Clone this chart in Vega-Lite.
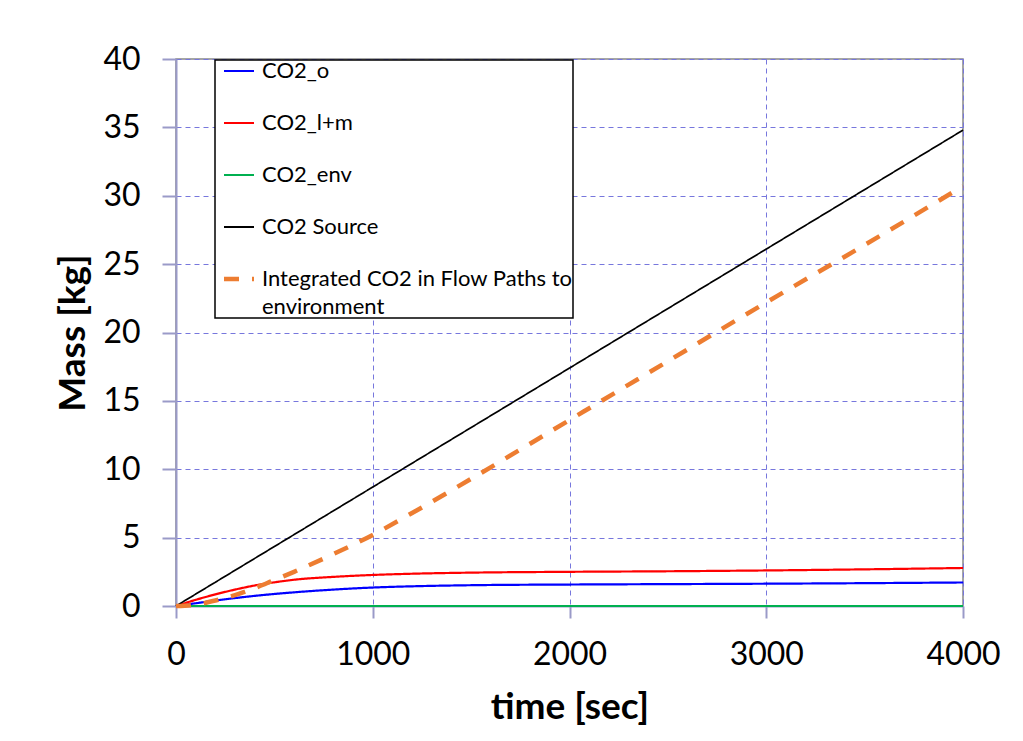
{
  "$schema": "https://vega.github.io/schema/vega-lite/v6.json",
  "width": 787,
  "height": 547,
  "autosize": {"type": "none"},
  "padding": {"left": 176, "top": 59, "right": 60, "bottom": 135},
  "background": "white",
  "config": {
    "font": "Lato",
    "view": {"stroke": "#888888", "strokeWidth": 1.5},
    "axis": {
      "grid": true,
      "gridColor": "#7777dd",
      "gridDash": [5, 4],
      "gridWidth": 1,
      "domainColor": "#9a9ac8",
      "domainWidth": 2,
      "tickColor": "#9a9ac8",
      "tickWidth": 2,
      "labelFont": "Lato",
      "labelFontSize": 32,
      "labelColor": "black",
      "titleFont": "Lato",
      "titleFontSize": 37,
      "titleFontWeight": "bold",
      "titleColor": "black"
    }
  },
  "data": {
    "values": [
      {"t": 0, "series": "CO2_o", "m": 0},
      {"t": 100, "series": "CO2_o", "m": 0.2},
      {"t": 200, "series": "CO2_o", "m": 0.4},
      {"t": 300, "series": "CO2_o", "m": 0.58},
      {"t": 400, "series": "CO2_o", "m": 0.74},
      {"t": 500, "series": "CO2_o", "m": 0.88},
      {"t": 600, "series": "CO2_o", "m": 1.0},
      {"t": 800, "series": "CO2_o", "m": 1.2},
      {"t": 1000, "series": "CO2_o", "m": 1.35},
      {"t": 1200, "series": "CO2_o", "m": 1.44},
      {"t": 1500, "series": "CO2_o", "m": 1.52},
      {"t": 2000, "series": "CO2_o", "m": 1.57},
      {"t": 2500, "series": "CO2_o", "m": 1.6},
      {"t": 3000, "series": "CO2_o", "m": 1.63},
      {"t": 3500, "series": "CO2_o", "m": 1.67},
      {"t": 4000, "series": "CO2_o", "m": 1.72},
      {"t": 0, "series": "CO2_l+m", "m": 0},
      {"t": 100, "series": "CO2_l+m", "m": 0.45},
      {"t": 200, "series": "CO2_l+m", "m": 0.85},
      {"t": 300, "series": "CO2_l+m", "m": 1.2},
      {"t": 400, "series": "CO2_l+m", "m": 1.5},
      {"t": 500, "series": "CO2_l+m", "m": 1.73},
      {"t": 600, "series": "CO2_l+m", "m": 1.92},
      {"t": 800, "series": "CO2_l+m", "m": 2.13},
      {"t": 1000, "series": "CO2_l+m", "m": 2.27},
      {"t": 1200, "series": "CO2_l+m", "m": 2.36},
      {"t": 1500, "series": "CO2_l+m", "m": 2.44},
      {"t": 2000, "series": "CO2_l+m", "m": 2.5},
      {"t": 2500, "series": "CO2_l+m", "m": 2.54},
      {"t": 3000, "series": "CO2_l+m", "m": 2.6},
      {"t": 3500, "series": "CO2_l+m", "m": 2.68},
      {"t": 4000, "series": "CO2_l+m", "m": 2.78},
      {"t": 0, "series": "CO2_env", "m": 0},
      {"t": 1000, "series": "CO2_env", "m": 0},
      {"t": 2000, "series": "CO2_env", "m": 0},
      {"t": 3000, "series": "CO2_env", "m": 0},
      {"t": 4000, "series": "CO2_env", "m": 0},
      {"t": 0, "series": "CO2 Source", "m": 0},
      {"t": 1000, "series": "CO2 Source", "m": 8.7},
      {"t": 2000, "series": "CO2 Source", "m": 17.4},
      {"t": 3000, "series": "CO2 Source", "m": 26.1},
      {"t": 4000, "series": "CO2 Source", "m": 34.8},
      {"t": 0, "series": "Integrated CO2 in Flow Paths to environment", "m": 0},
      {"t": 100, "series": "Integrated CO2 in Flow Paths to environment", "m": 0.1},
      {"t": 200, "series": "Integrated CO2 in Flow Paths to environment", "m": 0.4},
      {"t": 300, "series": "Integrated CO2 in Flow Paths to environment", "m": 0.8},
      {"t": 400, "series": "Integrated CO2 in Flow Paths to environment", "m": 1.3},
      {"t": 500, "series": "Integrated CO2 in Flow Paths to environment", "m": 1.9},
      {"t": 600, "series": "Integrated CO2 in Flow Paths to environment", "m": 2.5},
      {"t": 800, "series": "Integrated CO2 in Flow Paths to environment", "m": 3.8},
      {"t": 1000, "series": "Integrated CO2 in Flow Paths to environment", "m": 5.2},
      {"t": 1200, "series": "Integrated CO2 in Flow Paths to environment", "m": 6.8},
      {"t": 1500, "series": "Integrated CO2 in Flow Paths to environment", "m": 9.3},
      {"t": 2000, "series": "Integrated CO2 in Flow Paths to environment", "m": 13.6},
      {"t": 2500, "series": "Integrated CO2 in Flow Paths to environment", "m": 17.9},
      {"t": 3000, "series": "Integrated CO2 in Flow Paths to environment", "m": 22.2},
      {"t": 3500, "series": "Integrated CO2 in Flow Paths to environment", "m": 26.4},
      {"t": 4000, "series": "Integrated CO2 in Flow Paths to environment", "m": 30.7}
    ]
  },
  "mark": {"type": "line", "interpolate": "monotone"},
  "encoding": {
    "x": {
      "field": "t", "type": "quantitative",
      "scale": {"domain": [0, 4000], "nice": false},
      "axis": {"values": [0, 1000, 2000, 3000, 4000], "format": "d", "labelFlush": false, "tickSize": 12, "labelPadding": 21, "title": "time [sec]", "titlePadding": 19}
    },
    "y": {
      "field": "m", "type": "quantitative",
      "scale": {"domain": [0, 40], "nice": false},
      "axis": {"values": [0, 5, 10, 15, 20, 25, 30, 35, 40], "labelFlush": false, "tickSize": 14, "labelPadding": 22, "title": "Mass [kg]", "titlePadding": 10}
    },
    "color": {
      "field": "series", "type": "ordinal",
      "scale": {
        "domain": ["CO2_o", "CO2_l+m", "CO2_env", "CO2 Source", "Integrated CO2 in Flow Paths to environment"],
        "range": ["#0000ff", "#ff0000", "#00b050", "#000000", "#ed7d31"]
      },
      "legend": {
        "orient": "none",
        "legendX": 39,
        "legendY": 1,
        "title": null,
        "direction": "vertical",
        "symbolType": "stroke",
        "symbolSize": 900,
        "symbolOffset": 13,
        "labelFont": "Lato",
        "labelFontSize": 22,
        "labelColor": "black",
        "labelLimit": 400,
        "labelOffset": 12,
        "rowPadding": 30,
        "padding": 0,
        "strokeColor": "black",
        "fillColor": "white",
        "labelExpr": "datum.label == 'Integrated CO2 in Flow Paths to environment' ? ['Integrated CO2 in Flow Paths to', 'environment'] : datum.label",
        "encode": {
          "labels": {"update": {"lineHeight": {"value": 28}}},
          "symbols": {"update": {"strokeWidth": {"signal": "datum.value === 'Integrated CO2 in Flow Paths to environment' ? 4.5 : 2"}}},
          "legend": {"update": {"strokeWidth": {"value": 1.5}}}
        }
      }
    },
    "strokeDash": {
      "field": "series", "type": "ordinal",
      "scale": {
        "domain": ["CO2_o", "CO2_l+m", "CO2_env", "CO2 Source", "Integrated CO2 in Flow Paths to environment"],
        "range": [[1, 0], [1, 0], [1, 0], [1, 0], [15, 13]]
      }
    },
    "strokeWidth": {
      "condition": [
        {"test": "datum.series === 'Integrated CO2 in Flow Paths to environment'", "value": 4.5},
        {"test": "datum.series === 'CO2 Source'", "value": 1.7}
      ],
      "value": 2.2
    }
  }
}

========================

Reproduce the whole listing above word for word, but not its pictures.

● Result
Clone this chart in Vega-Lite.
{
  "$schema": "https://vega.github.io/schema/vega-lite/v6.json",
  "width": 787,
  "height": 547,
  "autosize": {"type": "none"},
  "padding": {"left": 176, "top": 59, "right": 60, "bottom": 135},
  "background": "white",
  "config": {
    "font": "Lato",
    "view": {"stroke": "#888888", "strokeWidth": 1.5},
    "axis": {
      "grid": true,
      "gridColor": "#7777dd",
      "gridDash": [5, 4],
      "gridWidth": 1,
      "domainColor": "#9a9ac8",
      "domainWidth": 2,
      "tickColor": "#9a9ac8",
      "tickWidth": 2,
      "labelFont": "Lato",
      "labelFontSize": 32,
      "labelColor": "black",
      "titleFont": "Lato",
      "titleFontSize": 37,
      "titleFontWeight": "bold",
      "titleColor": "black"
    }
  },
  "data": {
    "values": [
      {"t": 0, "series": "CO2_o", "m": 0},
      {"t": 100, "series": "CO2_o", "m": 0.2},
      {"t": 200, "series": "CO2_o", "m": 0.4},
      {"t": 300, "series": "CO2_o", "m": 0.58},
      {"t": 400, "series": "CO2_o", "m": 0.74},
      {"t": 500, "series": "CO2_o", "m": 0.88},
      {"t": 600, "series": "CO2_o", "m": 1.0},
      {"t": 800, "series": "CO2_o", "m": 1.2},
      {"t": 1000, "series": "CO2_o", "m": 1.35},
      {"t": 1200, "series": "CO2_o", "m": 1.44},
      {"t": 1500, "series": "CO2_o", "m": 1.52},
      {"t": 2000, "series": "CO2_o", "m": 1.57},
      {"t": 2500, "series": "CO2_o", "m": 1.6},
      {"t": 3000, "series": "CO2_o", "m": 1.63},
      {"t": 3500, "series": "CO2_o", "m": 1.67},
      {"t": 4000, "series": "CO2_o", "m": 1.72},
      {"t": 0, "series": "CO2_l+m", "m": 0},
      {"t": 100, "series": "CO2_l+m", "m": 0.45},
      {"t": 200, "series": "CO2_l+m", "m": 0.85},
      {"t": 300, "series": "CO2_l+m", "m": 1.2},
      {"t": 400, "series": "CO2_l+m", "m": 1.5},
      {"t": 500, "series": "CO2_l+m", "m": 1.73},
      {"t": 600, "series": "CO2_l+m", "m": 1.92},
      {"t": 800, "series": "CO2_l+m", "m": 2.13},
      {"t": 1000, "series": "CO2_l+m", "m": 2.27},
      {"t": 1200, "series": "CO2_l+m", "m": 2.36},
      {"t": 1500, "series": "CO2_l+m", "m": 2.44},
      {"t": 2000, "series": "CO2_l+m", "m": 2.5},
      {"t": 2500, "series": "CO2_l+m", "m": 2.54},
      {"t": 3000, "series": "CO2_l+m", "m": 2.6},
      {"t": 3500, "series": "CO2_l+m", "m": 2.68},
      {"t": 4000, "series": "CO2_l+m", "m": 2.78},
      {"t": 0, "series": "CO2_env", "m": 0},
      {"t": 1000, "series": "CO2_env", "m": 0},
      {"t": 2000, "series": "CO2_env", "m": 0},
      {"t": 3000, "series": "CO2_env", "m": 0},
      {"t": 4000, "series": "CO2_env", "m": 0},
      {"t": 0, "series": "CO2 Source", "m": 0},
      {"t": 1000, "series": "CO2 Source", "m": 8.7},
      {"t": 2000, "series": "CO2 Source", "m": 17.4},
      {"t": 3000, "series": "CO2 Source", "m": 26.1},
      {"t": 4000, "series": "CO2 Source", "m": 34.8},
      {"t": 0, "series": "Integrated CO2 in Flow Paths to environment", "m": 0},
      {"t": 100, "series": "Integrated CO2 in Flow Paths to environment", "m": 0.1},
      {"t": 200, "series": "Integrated CO2 in Flow Paths to environment", "m": 0.4},
      {"t": 300, "series": "Integrated CO2 in Flow Paths to environment", "m": 0.8},
      {"t": 400, "series": "Integrated CO2 in Flow Paths to environment", "m": 1.3},
      {"t": 500, "series": "Integrated CO2 in Flow Paths to environment", "m": 1.9},
      {"t": 600, "series": "Integrated CO2 in Flow Paths to environment", "m": 2.5},
      {"t": 800, "series": "Integrated CO2 in Flow Paths to environment", "m": 3.8},
      {"t": 1000, "series": "Integrated CO2 in Flow Paths to environment", "m": 5.2},
      {"t": 1200, "series": "Integrated CO2 in Flow Paths to environment", "m": 6.8},
      {"t": 1500, "series": "Integrated CO2 in Flow Paths to environment", "m": 9.3},
      {"t": 2000, "series": "Integrated CO2 in Flow Paths to environment", "m": 13.6},
      {"t": 2500, "series": "Integrated CO2 in Flow Paths to environment", "m": 17.9},
      {"t": 3000, "series": "Integrated CO2 in Flow Paths to environment", "m": 22.2},
      {"t": 3500, "series": "Integrated CO2 in Flow Paths to environment", "m": 26.4},
      {"t": 4000, "series": "Integrated CO2 in Flow Paths to environment", "m": 30.7}
    ]
  },
  "mark": {"type": "line", "interpolate": "monotone"},
  "encoding": {
    "x": {
      "field": "t", "type": "quantitative",
      "scale": {"domain": [0, 4000], "nice": false},
      "axis": {"values": [0, 1000, 2000, 3000, 4000], "format": "d", "labelFlush": false, "tickSize": 12, "labelPadding": 21, "title": "time [sec]", "titlePadding": 19}
    },
    "y": {
      "field": "m", "type": "quantitative",
      "scale": {"domain": [0, 40], "nice": false},
      "axis": {"values": [0, 5, 10, 15, 20, 25, 30, 35, 40], "labelFlush": false, "tickSize": 14, "labelPadding": 22, "title": "Mass [kg]", "titlePadding": 10}
    },
    "color": {
      "field": "series", "type": "ordinal",
      "scale": {
        "domain": ["CO2_o", "CO2_l+m", "CO2_env", "CO2 Source", "Integrated CO2 in Flow Paths to environment"],
        "range": ["#0000ff", "#ff0000", "#00b050", "#000000", "#ed7d31"]
      },
      "legend": {
        "orient": "none",
        "legendX": 39,
        "legendY": 1,
        "title": null,
        "direction": "vertical",
        "symbolType": "stroke",
        "symbolSize": 900,
        "symbolOffset": 13,
        "labelFont": "Lato",
        "labelFontSize": 22,
        "labelColor": "black",
        "labelLimit": 400,
        "labelOffset": 12,
        "rowPadding": 30,
        "padding": 0,
        "strokeColor": "black",
        "fillColor": "white",
        "labelExpr": "datum.label == 'Integrated CO2 in Flow Paths to environment' ? ['Integrated CO2 in Flow Paths to', 'environment'] : datum.label",
        "encode": {
          "labels": {"update": {"lineHeight": {"value": 28}}},
          "symbols": {"update": {"strokeWidth": {"signal": "datum.value === 'Integrated CO2 in Flow Paths to environment' ? 4.5 : 2"}}},
          "legend": {"update": {"strokeWidth": {"value": 1.5}}}
        }
      }
    },
    "strokeDash": {
      "field": "series", "type": "ordinal",
      "scale": {
        "domain": ["CO2_o", "CO2_l+m", "CO2_env", "CO2 Source", "Integrated CO2 in Flow Paths to environment"],
        "range": [[1, 0], [1, 0], [1, 0], [1, 0], [15, 13]]
      }
    },
    "strokeWidth": {
      "condition": [
        {"test": "datum.series === 'Integrated CO2 in Flow Paths to environment'", "value": 4.5},
        {"test": "datum.series === 'CO2 Source'", "value": 1.7}
      ],
      "value": 2.2
    }
  }
}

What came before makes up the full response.